Selain memotret pembagian dan pekerjaan dalam pandangan seksualitas, ada baiknya hasil penelitian Baincci dkk (Henslin, 2006:120) perlu diketengahkan di sini. Menurut penelitian tersebut, menurut laki-laki, pekerjaan rumah tangga adalah pekerjaan kedua setelah mereka bekerja di siang hari mencari nafkah. Dalam hal ini, para laki-laki memandang bahwa mereka sekedar membantu jika mereka melakukan pekerjaan rumah tangga. Sebaliknya, ketika para isteri memasak, membersihkan dan mengasuh anak-anak setelah bekerja di kantor pada siang hari, banyak dari mereka yang merasa lelah, terkuras secara emosional dan kesal. Masalah ini, seringkali timbul di tempat tidur dimana para isteri tidak berminat melakukan kegiatan seksual. 

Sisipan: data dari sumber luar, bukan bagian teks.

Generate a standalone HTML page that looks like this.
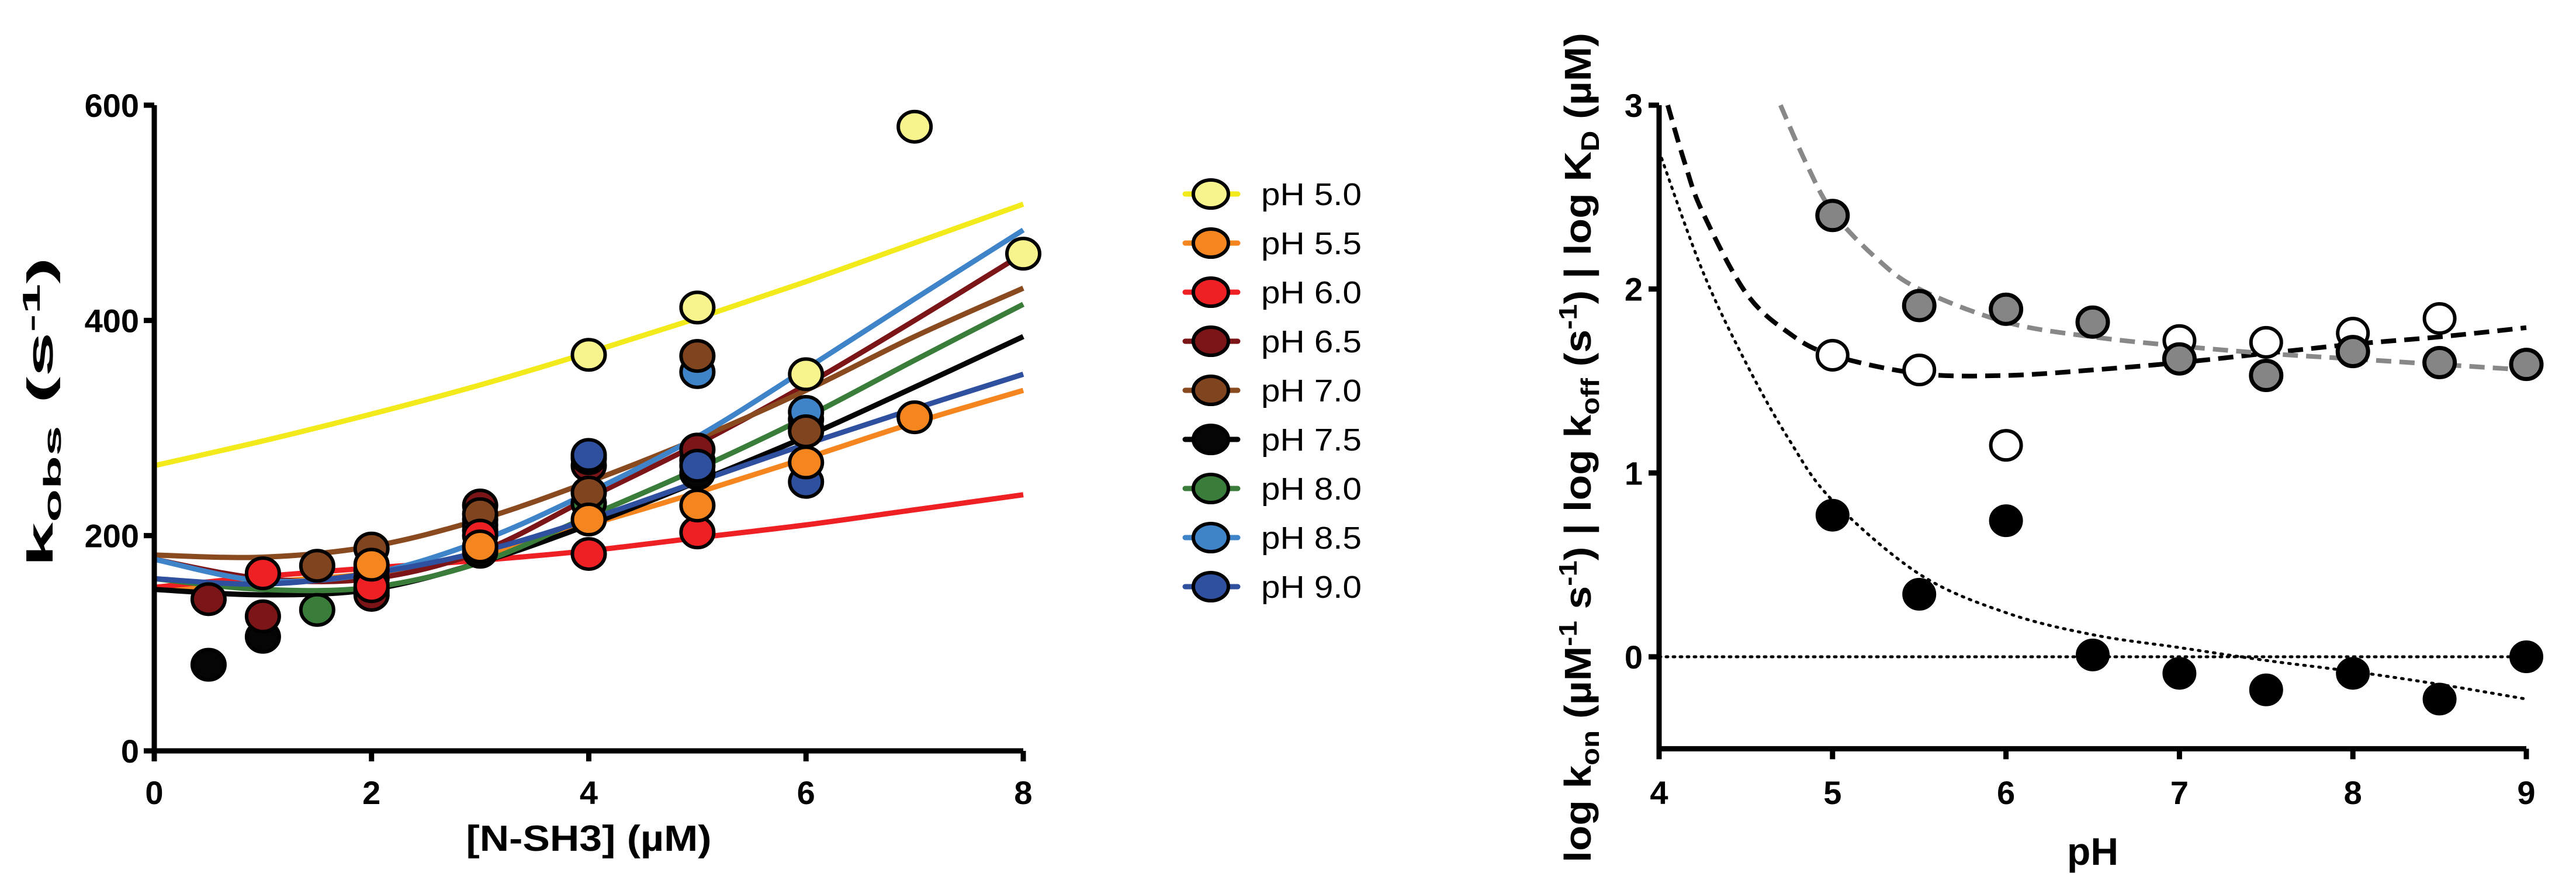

Yang lebih ironis lagi, ketika suami yang memang telah melakukan lebih sedikit pekerjaan rumah tangga sebelumnya, ketika mereka diberhentikan dari pekerjaan justru mereka melakukan lebih sedikit lagi pekerjaan rumah tangga tersebut. Demikian pula halnya dengan suami yang berpenghasilan lebih sedikit dari pada isterinya justru mereka ini yang paling sedikit pula melakukan pekerjaan rumah tangga. Dengan demikian, menurut penelitian Hochschild (1989) dan Brines (1994) dalam Henslin (2006:122) mengemukakan bahwa jika seorang istri berpenghasilan lebih banyak dari pada suaminya maka maskulinitas laki-laki terancam. Dalam hal ini, sang suami memandang bahwa dirinya telah gagal menjalankan peran tradisionalnya sebagai pencari nafkah. Dia berpandangan bahwa pekerjaan rumah tangga adalah pekerjaan perempuan. Karena itu, dengan menghindari pekerjaan rumah tangga, sang suami berusaha merebut kembali maskulinitasnya.